= Daniela Nardini =

Scottish actress

Daniela Nardini (born 26 April 1966) is a Scottish psychotherapist and former actress who played Anna Forbes in the BBC Two television series This Life. The role earned her a BAFTA Best Actress award in 1998 and also earned her a Scottish BAFTA. She won a second Scottish BAFTA in 2009 for her role in Annie Griffin's New Town.

==Early life and education==
Nardini was educated at St Mary's Primary School in Largs, a Catholic primary school; her secondary school was Largs Academy, the local mixed-religion comprehensive. She then trained as an actress at the Royal Scottish Academy of Music and Drama in Glasgow. Her parents managed Nardini's, an ice cream parlour and restaurant in Largs. This was mentioned on the BBC lexicographical programme Balderdash and Piffle. She spoke about her family in the context of the mysterious history of the 99 Flake ice cream.

When she was 16, Nardini's elder brother was killed in a car accident. She was on the point of giving up acting and training to become a drama teacher when she was offered the part of Anna in This Life.

In 2024, Nardini qualified as a psychotherapist.

==Career==
She played ruthless estate agent, Meredith McIlvanney, in the Annie Griffin comedy-drama New Town, shown on BBC Four in February 2009, for which she won a Scottish BAFTA. Other television appearances include Reckless (1997); Big Women (1998); Undercover Heart (1998); Love in the 21st Century (1999); Tube Tales (1999); Rough Treatment (2000); Sirens (2002); Outside the Rules (2002) and Quite Ugly One Morning (2004).

She appeared as Lady Huntly in the four-hour BBC epic Gunpowder, Treason & Plot in 2004, and played a shopaholic in Shiny, Shiny Bright New Hole in My Heart, again for the BBC, in 2006. Also in 2006, she reprised the role of Anna Forbes for the 10th anniversary reunion episode of This Life (This Life +10), which was shown on BBC Two in January 2007, and in November 2007, she read a story for Junior Jackanory on CBeebies. She appeared in an episode of the Inspector Morse spin-off series Lewis in 2008. In 2010 she also appeared in an episode of "Vera" entitled "The Crow Trap" based on the book by Ann Cleeves.

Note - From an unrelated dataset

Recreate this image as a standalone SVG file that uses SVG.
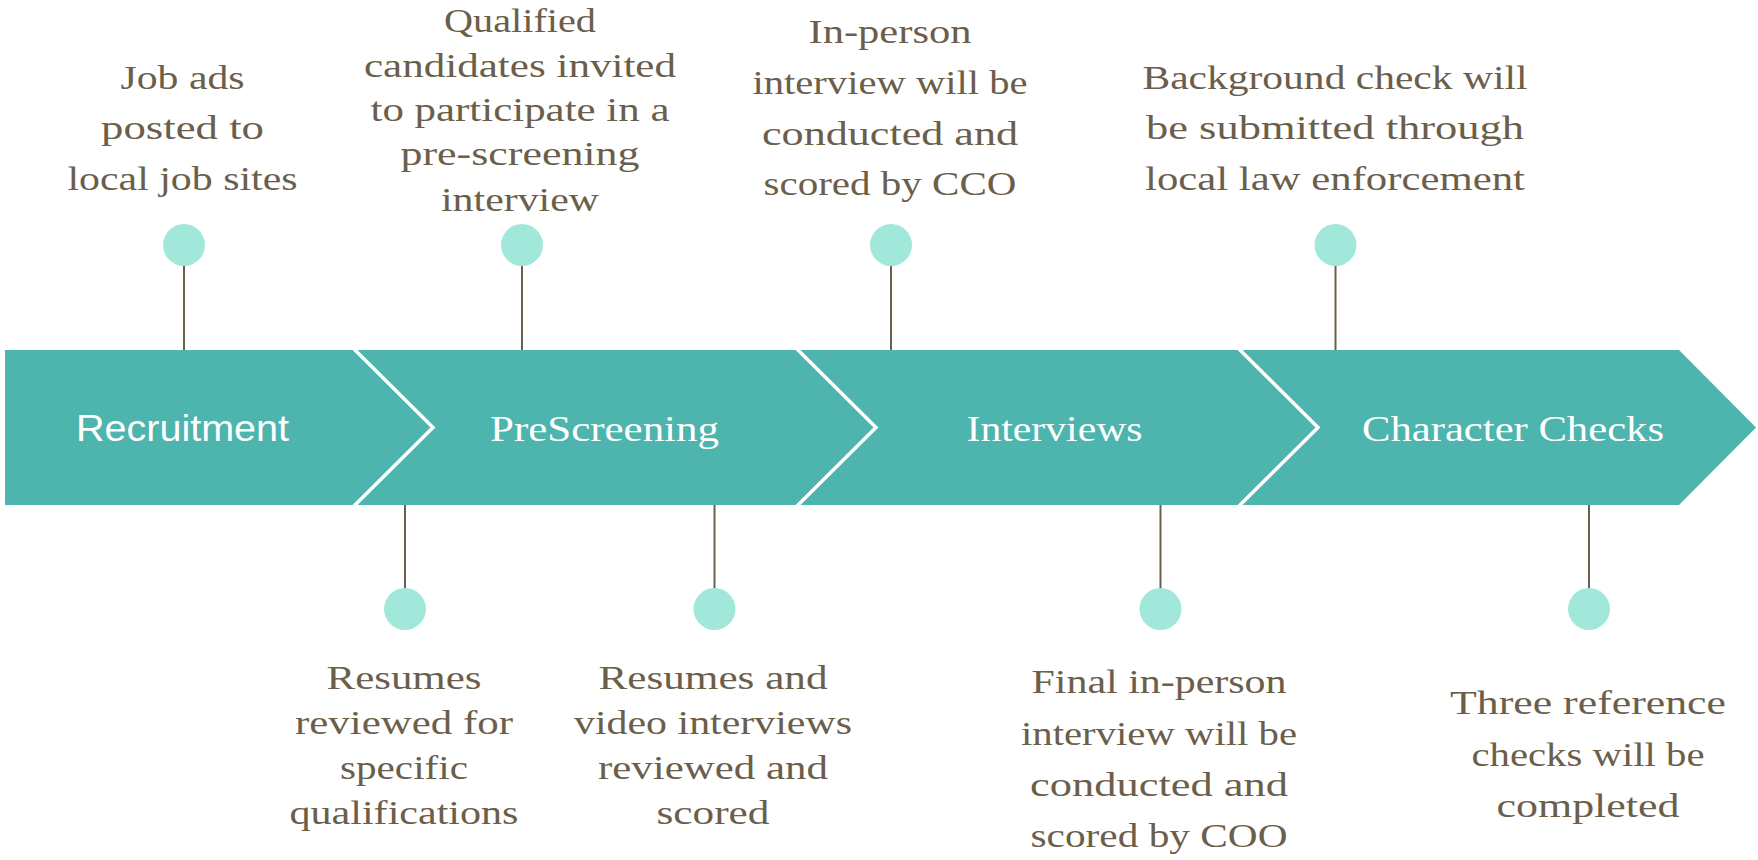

She has appeared in several films, including Elephant Juice (1999), written by This Life creator Amy Jenkins; Cargo (2004), and Festival (2005), a film comedy about the Edinburgh Festival. Although the film was not well received by critics and performed poorly at the box office, it was nominated for six Scottish BAFTAs.
She also has extensive stage experience including the lead role in David McVicar's production of Camille at the Lyric, Hammersmith in 2003; Top Girls at the Citizens Theatre, Glasgow (2004) and Cue Deadly at the Riverside Studios (2004). In 2005, Nardini appeared in the title role in Etta Jenks at the Finborough Theatre, London. Between July and October 2009, she appeared in A Streetcar Named Desire at the Donmar Warehouse in London.

In 2007 Nardini played Servalan in B7 Productions Blake's 7 Audio adventures.

In late November 2012, Nardini joined the cast of BBC One's drama Waterloo Road for the third instalment of its eighth series, filming on location in Greenock, Scotland. Her character, Esther Fairclough, is a passionate, driven but maverick science teacher who has an unconventional approach to inspiring her pupils. Nardini says: "Esther is mildly dangerous with the potential to get more so. She is passionate about her cause but unfortunately doesn't know how to encourage and promote her views without getting carried away."

Nardini plays Chris Guthrie's mother in the 2015 film Sunset Song.

In 2025, Psychology Today listed Nardini as a qualified and practising psychotherapist, having qualified the previous year.

==Personal life==
In an interview in 2020, Nardini said she lived in Glasgow with her daughter.